Saturday, August 11, 2012

Pondering Life in the Real World

Last week, I listened to a thought-provoking talk on the myths that we create to explain the world to ourselves and our communities. By "myths", I mean stories that, although fictional, contain some element of truth, morality, or human nature. During the audience comment period that followed, several people responded that they had no use for tall tales and fiction, preferring instead to deal with the world as it is.

It's a noble thought, avoiding fantasy and make-believe in order to spend more time solving problems in the here and now. The problem I have with this mindset is that it misunderstands the role of story-telling. Far from being a way to avoid reality, myth-making is a device for setting up simplified model systems in order to better grasp some concept that is too complex or emotionally charged to deal with head-on.

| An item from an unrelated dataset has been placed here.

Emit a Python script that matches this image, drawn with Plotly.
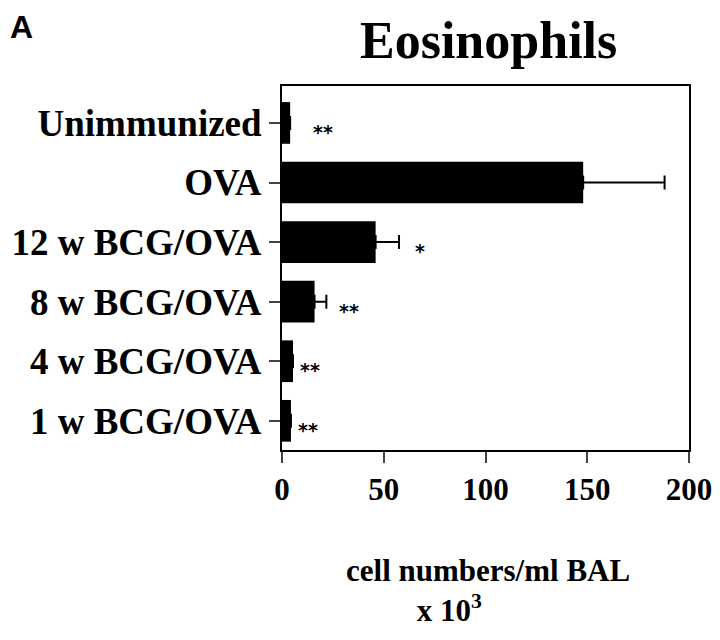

Scientists use model systems all the time. When they first delve into a new concept or discovery, they often set up a simplified version in the lab or in a computer program. They control all but a few variables so that they can observe each variable separately to see how it affects the system as a whole. The real world seldom lets us tease out individual variables in this manner, so the model system is a necessary first step toward an accurate understanding of a real-world system.

After the foundations are laid, the model must be validated against a more realistic system. Often, a series of increasingly complex models are necessary before the whole thing is ready for validation in the outside world.

Likewise, our myths allow us to isolate and explore just a few aspects of our complicated existence using idealized worlds and simplified characters. The simplicity allows a clarity that is seldom available in the daily onrush of events and interpersonal interactions. Myths and stories make no attempt to explain all of reality -- how could they ever succeed?

Fantasy stories are a proven tool for talking about topics that are too emotionally charged to address head-on. The television show Star Trek talked about real-world racism using space aliens as stand-ins for present-day humans. JRR Tolkien explored the concept of evil via the malevolent Sauron, the amoral Saruman, and the obsessive Gollum. These stories stood a better chance of getting a point across to audiences who had their guard up against full frontal attacks on their cherished beliefs. Subversive, but effective.

Myths, allegories, fantasy literature -- I suppose some people just aren't into this form of truth-seeking. If they have methods that work better for them, I respect that, and I hope that they respect my love of metaphorical worlds. The real world needs both Muggles and Wizards, after all.